What if there was a way to make marathon video game sessions a total sedentary experience for every part of you except your brain?
Your dream has come true. Soon enough you will be able to play video games completely hands-free :
Gamers will soon be able to interact with the virtual world using their thoughts and emotions alone.A neuro-headset which interprets the interaction of neurons in the brain will go on sale later this year.
"It picks up electrical activity from the brain and sends wireless signals to a computer," said Tan Le, president of US/Australian firm Emotiv.
"It allows the user to manipulate a game or virtual environment naturally and intuitively," she added.
The Epoc technology can be used to give authentic facial expressions to avatars of gamers in virtual worlds. For example, if the player smiles, winks, grimaces the headset can detect the expression and translate it to the avatar in game.It can also read emotions of players and translate those to the virtual world. "The headset could be used to improve the realism of emotional responses of AI characters in games," said Ms Le.
"If you laughed or felt happy after killing a character in a game then your virtual buddy could admonish you for being callous," she explained.
The $299 headset has a gyroscope to detect movement and has wireless capabilities to communicate with a USB dongle plugged into a computer.
The Emotiv said the headset could detects more than 30 different expressions, emotions and actions.
They include excitement, meditation, tension and frustration; facial expressions such as smile, laugh, wink, shock (eyebrows raised), anger (eyebrows furrowed); and cognitive actions such as push, pull, lift, drop and rotate (on six different axis).
Gamers are able to move objects in the world just by thinking of the action.
Eventually, this kind of brain-directed activation of electronic equipment will find its way into Human 2.0, the new generation of robots and androids that will increasingly become a part of everyday life in the next two decades. Your brain is wired to the 'brain' of the Human 2.0 so you can see, hear and feel what it sees, hears and feels. And vice-versa, if you allowed the artificial brain to access your human brain.
And computers will want to come down the pipeline and get into your head once this level of interactivity becomes commonplace. The video game will eventually reshape itself to fit your skill level, or to ramp up the challenge levels.

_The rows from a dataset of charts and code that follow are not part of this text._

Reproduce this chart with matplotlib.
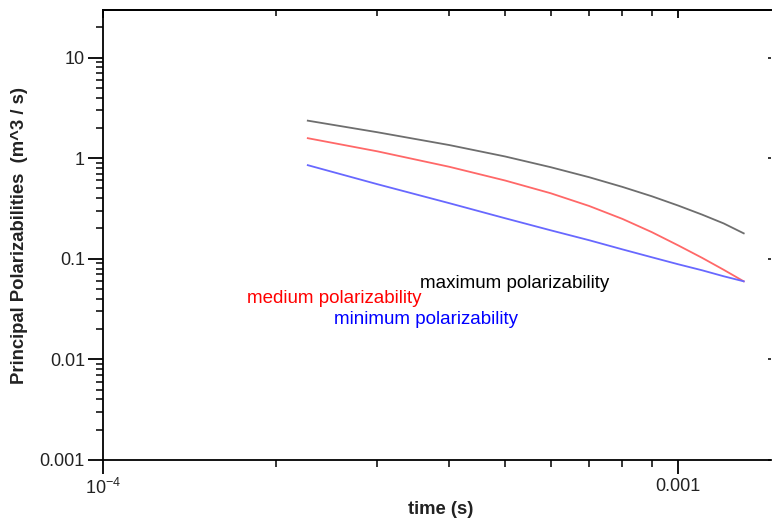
import matplotlib.pyplot as plt
from matplotlib.ticker import LogLocator, FixedLocator, FixedFormatter, NullFormatter

plt.rcParams['font.family'] = ['Liberation Sans', 'DejaVu Sans']
plt.rcParams['mathtext.fontset'] = 'custom'
plt.rcParams['mathtext.rm'] = 'Liberation Sans'
plt.rcParams['mathtext.default'] = 'regular'

# Data
time_s = [2.27e-4, 3e-4, 4e-4, 5e-4, 6e-4, 7e-4, 8e-4, 9e-4, 1e-3, 1.1e-3, 1.2e-3, 1.3e-3]
max_pol = [2.36, 1.81, 1.35, 1.04, 0.814, 0.647, 0.518, 0.418, 0.338, 0.275, 0.2245, 0.179]
med_pol = [1.58, 1.169, 0.821, 0.600, 0.4485, 0.335, 0.249, 0.1839, 0.1359, 0.1023, 0.0777, 0.0597]
min_pol = [0.852, 0.551, 0.357, 0.253, 0.192, 0.153, 0.124, 0.1035, 0.0882, 0.0769, 0.0670, 0.0597]

x_ticks = [1e-4, 1e-3]
x_tick_labels = ['$10^{-4}$', '0.001']
y_ticks = [0.001, 0.01, 0.1, 1, 10]
y_tick_labels = ['0.001', '0.01', '0.1', '1', '10']

fig = plt.figure(figsize=(7.72, 5.23), dpi=100)
ax = fig.add_axes([103 / 772, 1 - 460 / 523, (771 - 103) / 772, 450 / 523])

ax.plot(time_s, max_pol, color='#6e6e6e', lw=1.3)
ax.plot(time_s, med_pol, color='#ff6868', lw=1.3)
ax.plot(time_s, min_pol, color='#6868ff', lw=1.3)

ax.set_xscale('log')
ax.set_yscale('log')
ax.set_xlim(1e-4, 1.45e-3)
ax.set_ylim(1e-3, 29.7)

# Axes ticks
ax.xaxis.set_major_locator(FixedLocator(x_ticks))
ax.xaxis.set_major_formatter(FixedFormatter(x_tick_labels))
ax.xaxis.set_minor_locator(LogLocator(base=10, subs=range(2, 10)))
ax.xaxis.set_minor_formatter(NullFormatter())
ax.yaxis.set_major_locator(FixedLocator(y_ticks))
ax.yaxis.set_major_formatter(FixedFormatter(y_tick_labels))
ax.yaxis.set_minor_locator(LogLocator(base=10, subs=range(2, 10)))
ax.yaxis.set_minor_formatter(NullFormatter())

ax.tick_params(axis='x', which='major', direction='out', length=10, width=1.3,
               labelsize=13, labelcolor='#222222', pad=3)
ax.tick_params(axis='x', which='minor', direction='out', length=5, width=1.1)
ax.tick_params(axis='y', which='major', direction='out', length=11, width=1.3,
               labelsize=13, labelcolor='#222222', pad=2)
ax.tick_params(axis='y', which='minor', direction='out', length=5, width=1.1)

for side in ['left', 'bottom', 'top']:
    ax.spines[side].set_linewidth(1.3)
ax.spines['right'].set_visible(False)

# Inward ticks on the top edge and tiny major ticks on the right edge
top = ax.secondary_xaxis('top')
top.set_xscale('log')
top.xaxis.set_major_locator(FixedLocator(x_ticks))
top.xaxis.set_minor_locator(LogLocator(base=10, subs=range(2, 10)))
top.xaxis.set_major_formatter(NullFormatter())
top.xaxis.set_minor_formatter(NullFormatter())
top.tick_params(which='major', direction='in', length=6, width=1.3)
top.tick_params(which='minor', direction='in', length=4, width=1.1)
top.spines['top'].set_linewidth(1.3)

right = ax.secondary_yaxis('right')
right.yaxis.set_major_locator(FixedLocator(y_ticks))
right.yaxis.set_minor_locator(FixedLocator([]))
right.yaxis.set_major_formatter(NullFormatter())
right.tick_params(which='major', direction='in', length=2, width=1.1)
right.spines['right'].set_visible(False)

# Text labels for the curves
ax.text(3.56e-4, 0.057, 'maximum polarizability', color='black', fontsize=13.5,
        va='center', ha='left')
ax.text(1.78e-4, 0.0405, 'medium polarizability', color='red', fontsize=13.5,
        va='center', ha='left')
ax.text(2.52e-4, 0.025, 'minimum polarizability', color='blue', fontsize=13.5,
        va='center', ha='left')

fig.text(441 / 772, 1 - 510 / 523, 'time (s)', fontsize=13.3, fontweight='bold',
         ha='center', va='center', color='#222222')
fig.text(20 / 772, 1 - 236 / 523, 'Principal Polarizabilities  (m^3 / s)', fontsize=13.3,
         fontweight='bold', rotation=90, ha='center', va='center', color='#222222')

plt.savefig('out.png', dpi=100)
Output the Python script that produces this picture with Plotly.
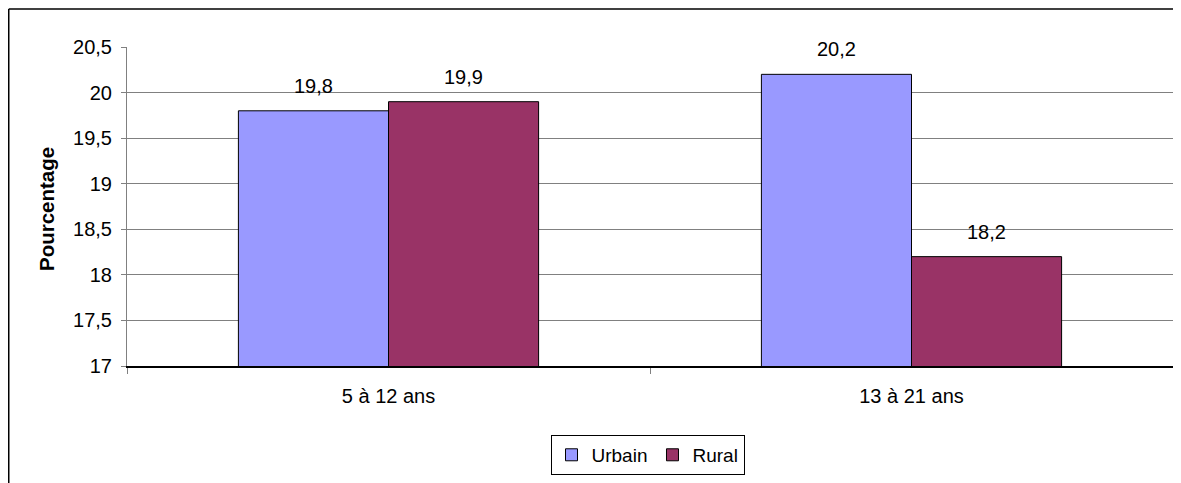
import plotly.graph_objects as go

categories = ["5 à 12 ans", "13 à 21 ans"]
urbain = [19.8, 20.2]
rural = [19.9, 18.2]
series_names = ["Urbain", "Rural"]
y_ticks = [17, 17.5, 18, 18.5, 19, 19.5, 20, 20.5]

FONT = "Liberation Sans, Arial, sans-serif"
FS = 20
OFF = 8  # page body margin
W, H = 1181 - OFF, 483 - OFF
# reference pixel positions of the plot area
REF_L, REF_R, REF_T, REF_B = 127, 1173, 47, 368
ML, MT = REF_L - OFF, REF_T - OFF
MR = W - (REF_R - OFF)
MB = H - (REF_B - OFF)
PW, PH = W - ML - MR, H - MT - MB
BARGAP = 0.426


def px_x(xr):
    return (xr - REF_L) / PW


def px_y(yr):
    return (REF_B - yr) / PH


fig = go.Figure()
fig.add_trace(go.Bar(x=categories, y=urbain, name=series_names[0],
                     marker=dict(color="#9999FF", line=dict(color="black", width=1))))
fig.add_trace(go.Bar(x=categories, y=rural, name=series_names[1],
                     marker=dict(color="#993366", line=dict(color="black", width=1))))

bw = (1 - BARGAP) / 2
for i in range(len(categories)):
    for vals, off in ((urbain, -bw / 2), (rural, bw / 2)):
        fig.add_annotation(x=i + off, y=vals[i], xref="x", yref="y",
                           text=f"{vals[i]:.1f}".replace(".", ","),
                           showarrow=False, yshift=25,
                           font=dict(family=FONT, size=FS, color="black"))

fig.add_annotation(x=px_x(47), y=px_y(210), xref="paper", yref="paper",
                   xanchor="center", yanchor="middle",
                   text="<b>Pourcentage</b>", textangle=-90, showarrow=False,
                   font=dict(family=FONT, size=20.5, color="black"))

# outer chart frame (left and top edges)
fx = px_x(OFF + 0.75)
fy = px_y(OFF + 0.75)
fig.add_shape(type="line", xref="paper", yref="paper", x0=fx, x1=fx, y0=px_y(H + OFF + 5), y1=fy,
              line=dict(color="black", width=1.5))
fig.add_shape(type="line", xref="paper", yref="paper", x0=fx, x1=px_x(1180), y0=fy, y1=fy,
              line=dict(color="black", width=1.5))

fig.update_layout(
    width=W, height=H,
    margin=dict(l=ML, r=MR, t=MT, b=MB),
    barmode="group", bargap=BARGAP, bargroupgap=0,
    plot_bgcolor="white", paper_bgcolor="white",
    separators=", ",
    font=dict(family=FONT, size=FS, color="black"),
    showlegend=True,
    legend=dict(orientation="h", x=px_x(647.5), y=px_y(457.5),
                xanchor="center", yanchor="middle",
                bordercolor="black", borderwidth=1, bgcolor="white",
                font=dict(family=FONT, size=19, color="black"),
                itemwidth=30, tracegroupgap=0),
    xaxis=dict(showline=True, linecolor="black", linewidth=1.5,
               ticks="outside", ticklen=6, tickcolor="#808080", tickson="boundaries",
               ticklabelstandoff=11, showgrid=False, zeroline=False),
    yaxis=dict(range=[17, 20.5], tickvals=y_ticks, tickformat=".1~f",
               showline=True, linecolor="#808080", linewidth=1,
               ticks="outside", ticklen=5, tickcolor="#808080",
               showgrid=True, gridcolor="#808080", gridwidth=1,
               zeroline=False, ticklabelstandoff=5),
)

fig.write_html("out.html")
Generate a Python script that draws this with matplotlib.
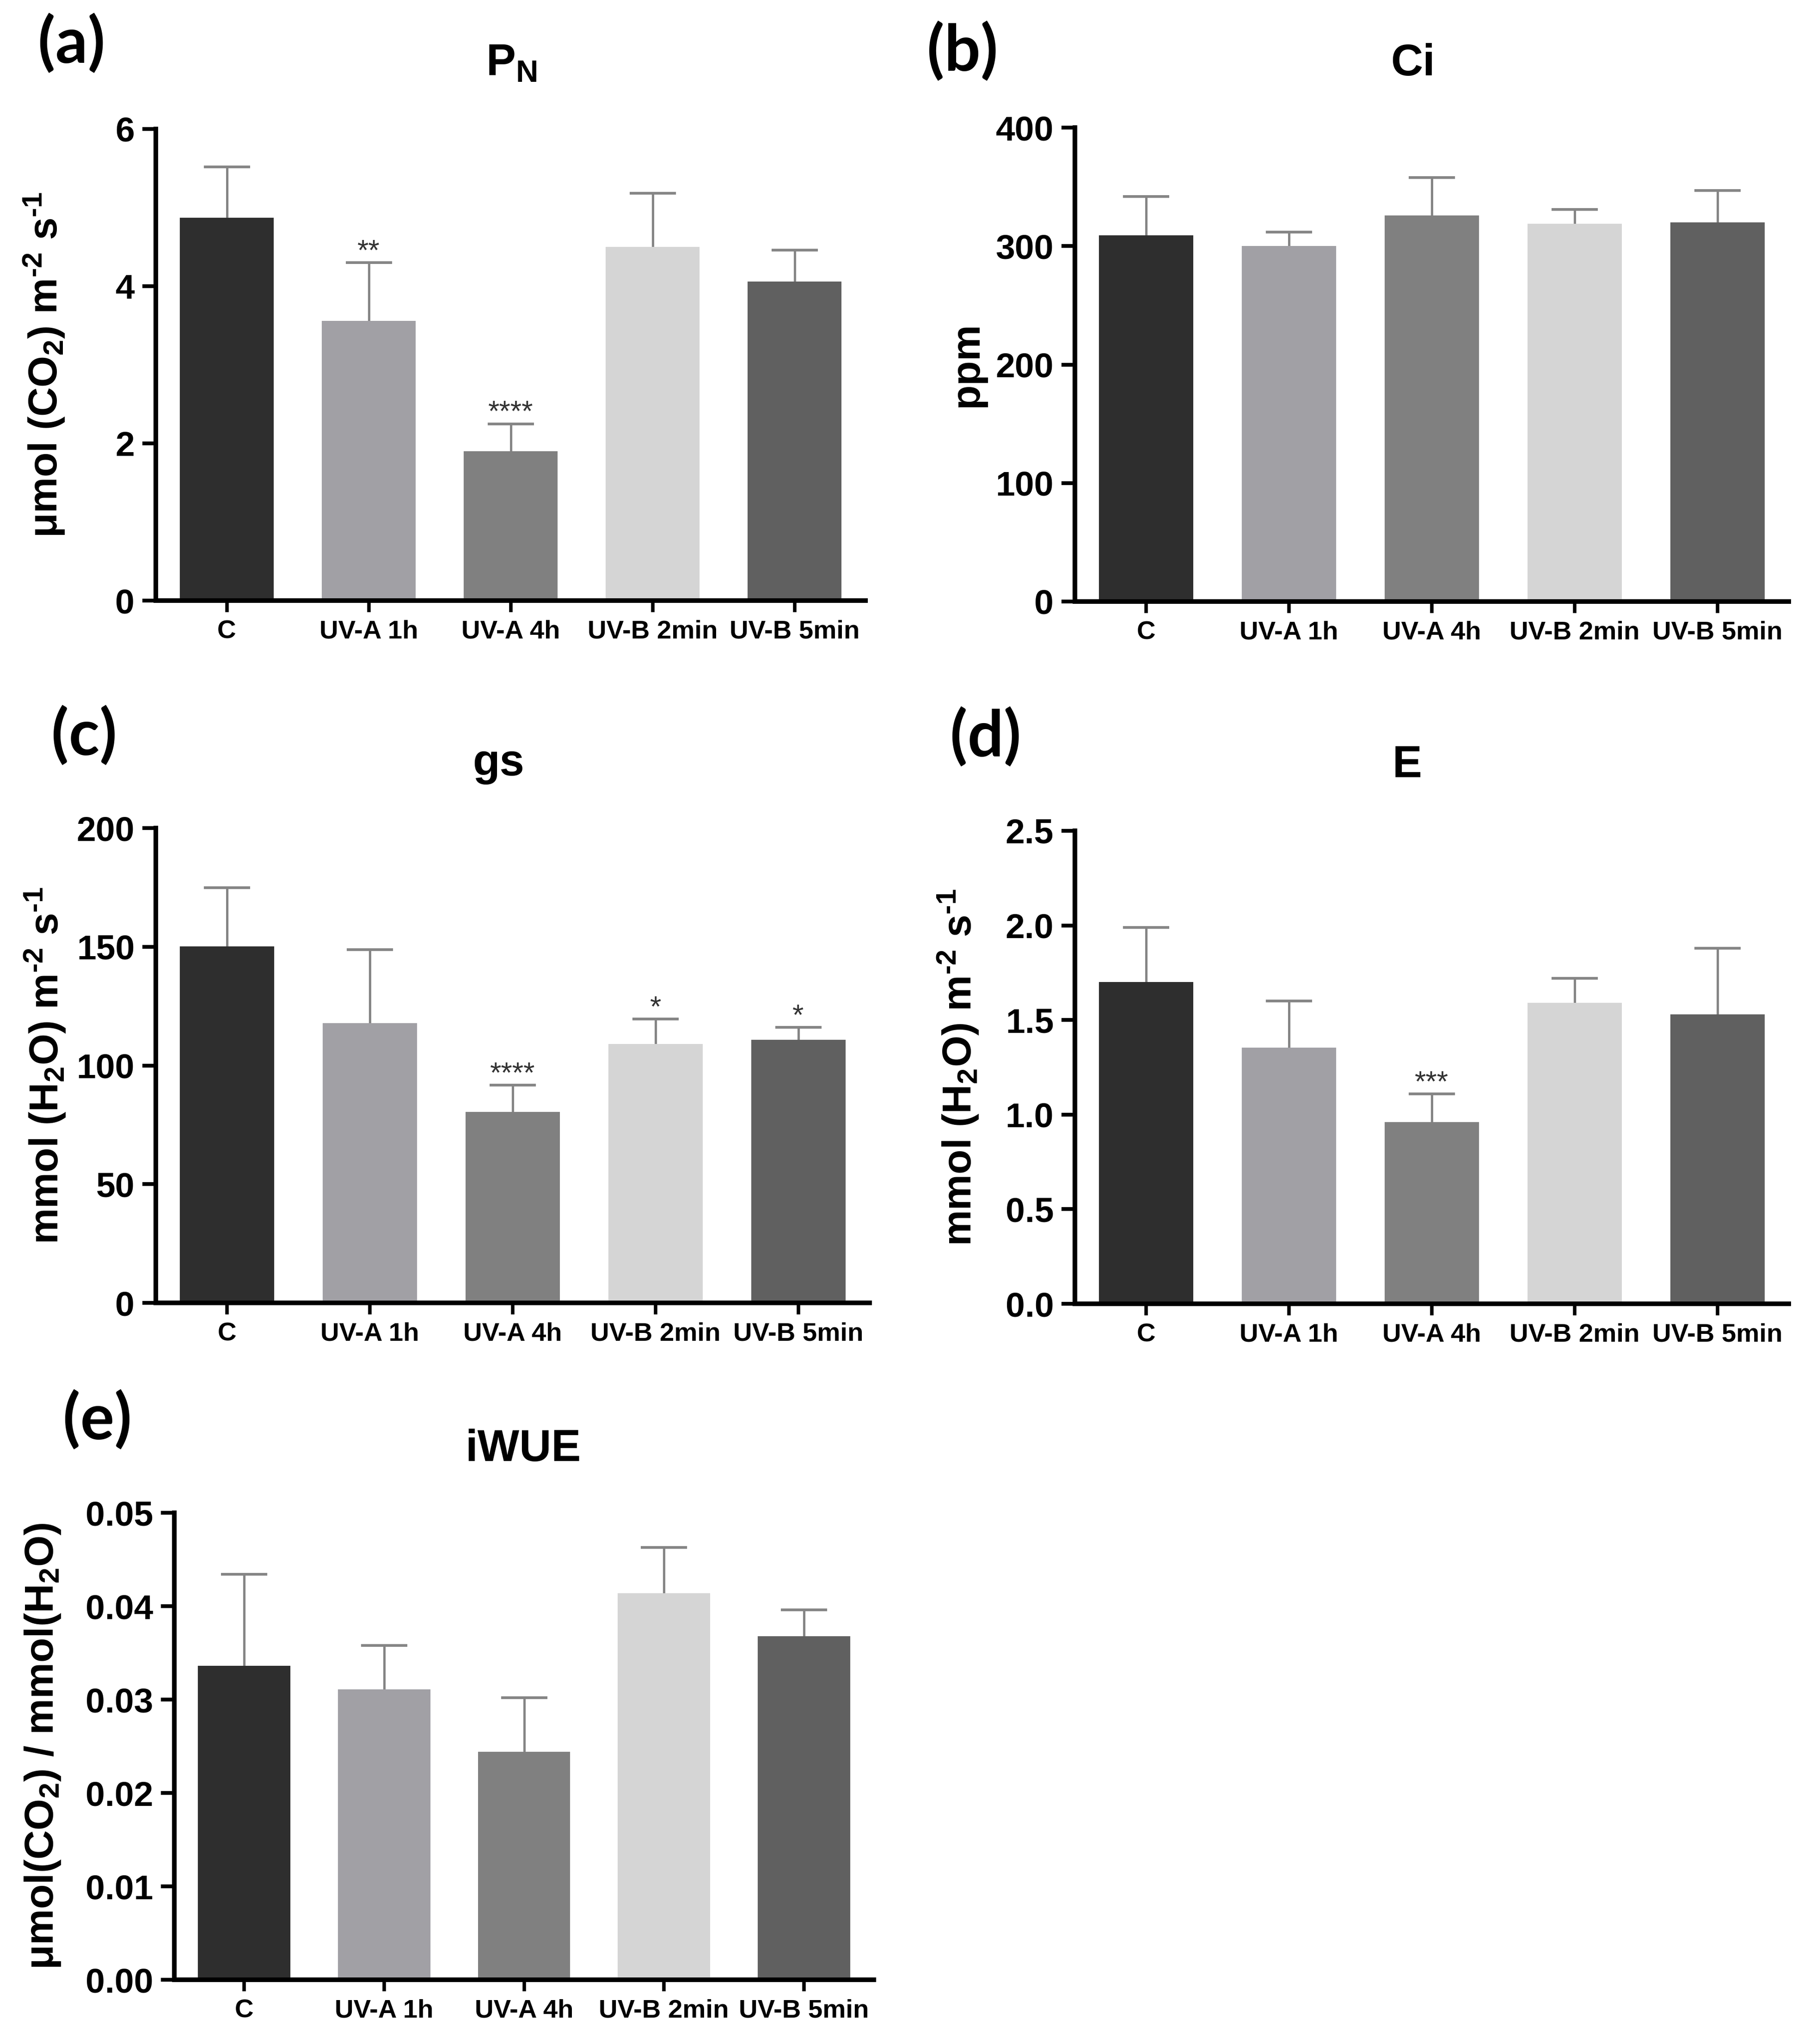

The science fiction era of fear of computers linking to human brains barely exists for youth now raised on computers and video games. Ditching the controls for direct human-to-computer control will not seem futuristic, or too tempting of the implementation of the inevitable robotic overthrow of humanity. It will simply be seen as a much easier and far more practical way for humans to operate their computers and artificial brains.
Here's how it works :
The brain is made up of about 100 billion nerve cells, or neurons, which emit an electrical impulse when interacting. The headset implements a technology known as non-invasive electroencephalography (EEG) to read the neural activity.
Ms Le said: "Emotiv is a neuro-engineering company and we've created a brain computer interface that reads electrical impulses in the brain and translates them into commands that a video game can accept and control the game dynamically."
Soon you won't have to pause in the middle of completing another important raid in WoW just to cram in a life-sustaining slice of pizza. Progress!